The mining sector of Ethiopia had planned to generate $4.2 billion in revenue over 6 years. However, it has only achieved 29% of this target so far. From 2010 to the first quarter of 2016, the actual revenue collected was only $1.2 billion, well below the annual $4.2 billion goal.
The Federal Auditor General’s report found that the Ministry of Mines has not properly implemented a mineral resources development policy that has been in place for over 50 years. Additionally, 9 companies granted permits to produce and process coal as a substitute for imported mining materials have not implemented these projects as planned.
The National Bank of Ethiopia has also reported instability in the amount of gold it purchases from companies and traditional gold suppliers over the past several years, up to the first quarter of 2016.
Interestingly, at the start of this month, the Ethiopian Ministry of Mines claimed to achieve 75% of its annual gold export target during the first nine months of the current fiscal year. Minister of Mining, Habtamu Tegegn, revealed that the country exported over three tons of gold during this period, showing a 12.6% increase compared to the same period in the previous year. Read More…

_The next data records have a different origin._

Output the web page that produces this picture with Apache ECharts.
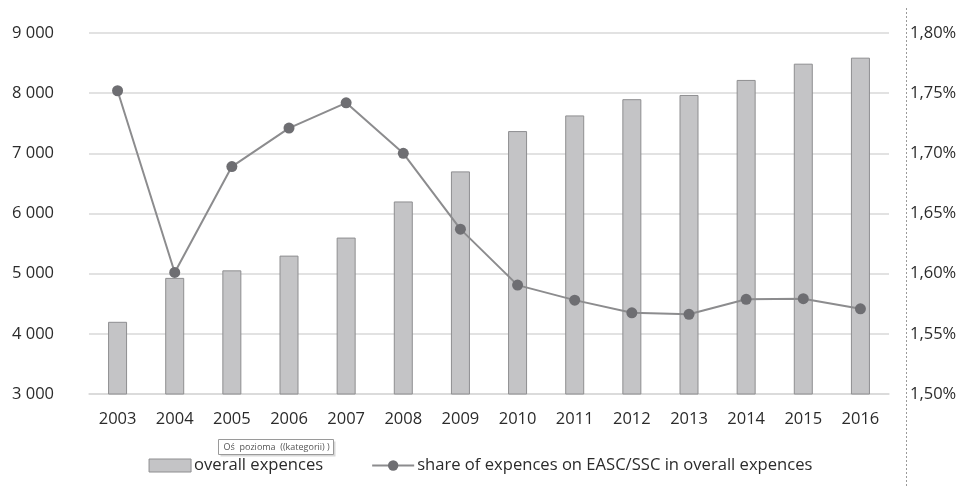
<!DOCTYPE html>
<html>
<head>
<meta charset="utf-8">
<script src="https://cdn.jsdelivr.net/npm/echarts@6/dist/echarts.min.js"></script>
<style>
  html, body { margin: 0; padding: 0; background: #fff; }
  #chart { width: 961px; height: 486px; }
</style>
</head>
<body>
<div id="chart"></div>
<script>
// Years on the category axis
const years = ['2003','2004','2005','2006','2007','2008','2009','2010','2011','2012','2013','2014','2015','2016'];
// Overall expences (left axis)
const overallExpences = [4200, 4930, 5055, 5300, 5600, 6200, 6700, 7370, 7630, 7900, 7970, 8220, 8490, 8590];
// Share of expences on EASC/SSC in overall expences, in percent (right axis)
const shareEASC = [1.752, 1.601, 1.689, 1.721, 1.742, 1.700, 1.637, 1.5905, 1.578, 1.5675, 1.5662, 1.5787, 1.5792, 1.5708];

const seriesNames = ['overall expences', 'share of expences on EASC/SSC in overall expences'];

const FONT = '"Open Sans", "Liberation Sans", sans-serif';
const TEXT = '#2b2b2b';

const chart = echarts.init(document.getElementById('chart'), null, { renderer: 'canvas' });

chart.setOption({
  animation: false,
  backgroundColor: '#ffffff',
  textStyle: { fontFamily: FONT },
  grid: { left: 89, right: 72, top: 33, bottom: 92, containLabel: false },
  legend: {
    bottom: 7,
    left: 'center',
    itemGap: 48,
    textStyle: { fontFamily: FONT, fontSize: 16.6, color: TEXT, padding: [0, 0, 0, -2] },
    data: [
      { name: seriesNames[0], icon: 'rect', itemStyle: { color: '#c4c4c6', borderColor: '#8e8e90', borderWidth: 1 } },
      { name: seriesNames[1] }
    ],
    itemWidth: 42,
    itemHeight: 13
  },
  xAxis: {
    type: 'category',
    data: years,
    axisLine: { show: true, lineStyle: { color: '#d9d9d9', width: 1.5 } },
    axisTick: { show: false },
    axisLabel: { color: TEXT, fontSize: 16.5, fontFamily: FONT, margin: 17 }
  },
  yAxis: [
    {
      type: 'value',
      min: 3000, max: 9000, interval: 1000,
      axisLine: { show: false },
      axisTick: { show: false },
      splitLine: { lineStyle: { color: '#d9d9d9', width: 1.5 } },
      axisLabel: {
        color: TEXT, fontSize: 16.5, fontFamily: FONT, margin: 35,
        formatter: v => v.toString().replace(/\B(?=(\d{3})+(?!\d))/g, ' ')
      }
    },
    {
      type: 'value',
      min: 1.5, max: 1.8, interval: 0.05,
      position: 'right',
      axisLine: { show: false },
      axisTick: { show: false },
      splitLine: { show: false },
      axisLabel: {
        color: TEXT, fontSize: 16.5, fontFamily: FONT, margin: 21,
        formatter: v => v.toFixed(2).replace('.', ',') + '%'
      }
    }
  ],
  series: [
    {
      name: seriesNames[0],
      type: 'bar',
      data: overallExpences,
      barWidth: 19,
      itemStyle: { color: '#c4c4c6', borderColor: '#8e8e90', borderWidth: 1 }
    },
    {
      name: seriesNames[1],
      type: 'line',
      yAxisIndex: 1,
      data: shareEASC,
      symbol: 'circle',
      symbolSize: 11,
      lineStyle: { color: '#8c8c8e', width: 2 },
      itemStyle: { color: '#6e6e72' }
    }
  ],
  graphic: [
    // dashed frame edge on the right
    {
      type: 'line',
      shape: { x1: 906.5, y1: 8, x2: 906.5, y2: 486 },
      style: { stroke: '#9a9a9a', lineWidth: 1, lineDash: [2, 2] }
    },
    // axis name hint box under the category axis
    {
      type: 'group',
      left: 218, top: 439,
      children: [
        {
          type: 'rect',
          shape: { x: 2, y: 2, width: 115, height: 15 },
          style: { fill: '#d8d8d8' }
        },
        {
          type: 'rect',
          shape: { x: 0, y: 0, width: 115, height: 15 },
          style: { fill: '#ffffff', stroke: '#9a9a9a', lineWidth: 1 }
        },
        {
          type: 'text',
          x: 5, y: 3,
          style: { text: 'Oś  pozioma  ((kategorii) )', fontSize: 9, fontFamily: FONT, fill: '#555' }
        }
      ]
    }
  ]
});
</script>
</body>
</html>
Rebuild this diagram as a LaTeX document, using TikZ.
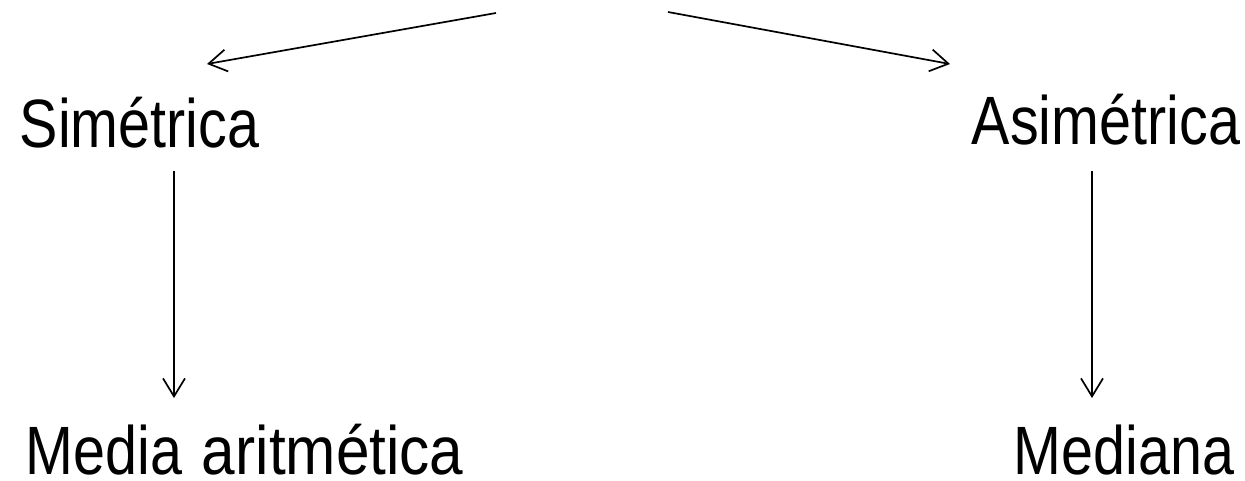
\documentclass[tikz,border=0pt]{standalone}
\usepackage{fontspec}
\setmainfont[FakeStretch=0.84]{Liberation Sans}
\usetikzlibrary{arrows.meta}
\begin{document}
\begin{tikzpicture}[x=1pt,y=-1pt,
  lbl/.style={inner sep=0pt,anchor=base,text depth=0pt,font=\fontsize{68.4}{80}\selectfont},
  conn/.style={line width=1.7pt,-{Straight Barb[length=18pt,width=22pt,line width=1.7pt]}}]
\useasboundingbox (0,0) rectangle (1245,480);
\node[lbl] (sim) at (139.5,147) {Simétrica};
\node[lbl] (asim) at (1106,144) {Asimétrica};
\node[lbl] (media) at (244.5,474) {Media\hspace{4pt} \scalebox{1.05}[1]{aritmética}};
\node[lbl] (mediana) at (1124,474) {Mediana};
\coordinate (rootL) at (496,13);
\coordinate (rootR) at (668,12);
\coordinate (tipL) at (207,64);
\coordinate (tipR) at (950,64);
\coordinate (simOut) at (174,171);
\coordinate (mediaIn) at (174,398);
\coordinate (asimOut) at (1092,171);
\coordinate (medianaIn) at (1092,398);
\draw[conn] (rootL) -- (tipL);
\draw[conn] (rootR) -- (tipR);
\draw[conn] (simOut) -- (mediaIn);
\draw[conn] (asimOut) -- (medianaIn);
\end{tikzpicture}
\end{document}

Furthermore, at the end of March 2024, the National Bank of Ethiopia warned about the illegal trade of gold. Faqadu Dgafe, Deputy Governor and Chief Economist of the National Bank of Ethiopia (NBE), said yesterday that the bank could not collect 100 kg of gold this month. He said that since the start of this year, NBE has not been able to collect more than 100 kg of gold every month from traditional gold producers and small associations.
Overall, the mining sector of Ethiopia has significantly underperformed compared to its ambitious revenue targets, due to a combination of policy implementation issues, project delays, and volatility in gold purchases. The government will need to address these challenges to unlock the full potential of the country’s mineral resources.